Art isn’t meant to be formal. Oaks often works on cardboard left over from his friends’ Amazon packages or TV boxes. He told me that the cardboard has a good feeling and texture; it has just enough give for the paint to stick to it. “Working on materials that are simple or trashy frees me up not to have to put too much beauty on the page,” he said with a chuckle.

Regarding the use of found surfaces for his art, Oaks offered an analogy to writing: Fancy notebooks raise the standards of what you write in it; they are expensive and look good, so, often, you do not want to beat up the beauty and value of it. Some writers (Oaks is one of them) prefer the cheap black and white composition books, which seem more welcoming to writers who want to get creative and take more risks, since there is less to lose. Painting on cardboard is like that, he said. It’s cheap, you can find it anywhere, and more comfort allows for more creativity and expression.

Other factors impact how art turns out. When Oaks got his very first iPhone in 2008, his goal was to take a picture every day. These photos could be of anything; he wanted it to be something that could be used in a poem, spark some language, or just be something beautiful to make him happy. “It’s that simple,” he explained. “Every day, remind yourself that there’s something good and beautiful out there, or that there’s a way to see things that are beautiful.” Eventually, his daily Facebook posts of these photos became “a weird daily chronicle,” and he ended up taking a series of photos of a certain bridge—Lawrenceville’s 40th Street, or Washington Crossing, Bridge—on his daily walks with Andy, his black lab rescue. Most of his paintings are inspired by the Allegheny River beneath the bridge. For example, End of October displays the river with a green leaf falling, a photo he had taken a while ago as a leaf fell perfectly into the frame.

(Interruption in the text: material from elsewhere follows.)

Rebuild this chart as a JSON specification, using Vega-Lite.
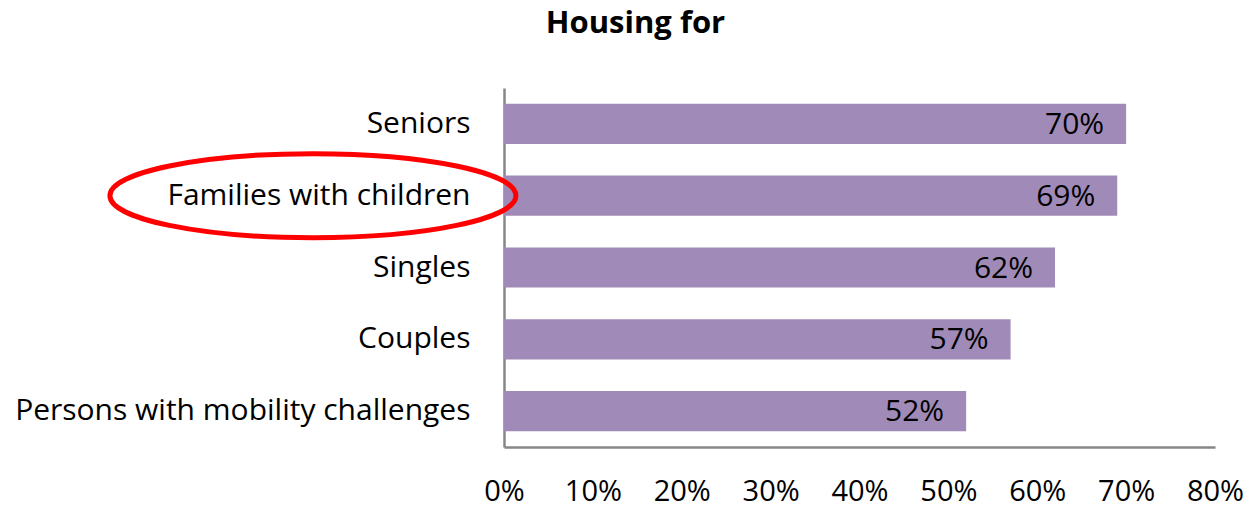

End of October is actually the cover of his next book, The Things, forthcoming this fall from Lily Poetry Review Books. Oaks plans on continuing his painting as much as he can while still holding writing close to his heart. Last year, he sold a few paintings at a coffeehouse show. That’s when he realized that his painting meant a great deal to others, as complete strangers were interested in his art, too. Both writing and painting are important to who he is, but working with color never fails to bring him peace and happiness.

 

Olivia Wyland

 

Olivia Wyland is a rising junior majoring in Public and Professional Writing with minors in History and Writing (Nonfiction).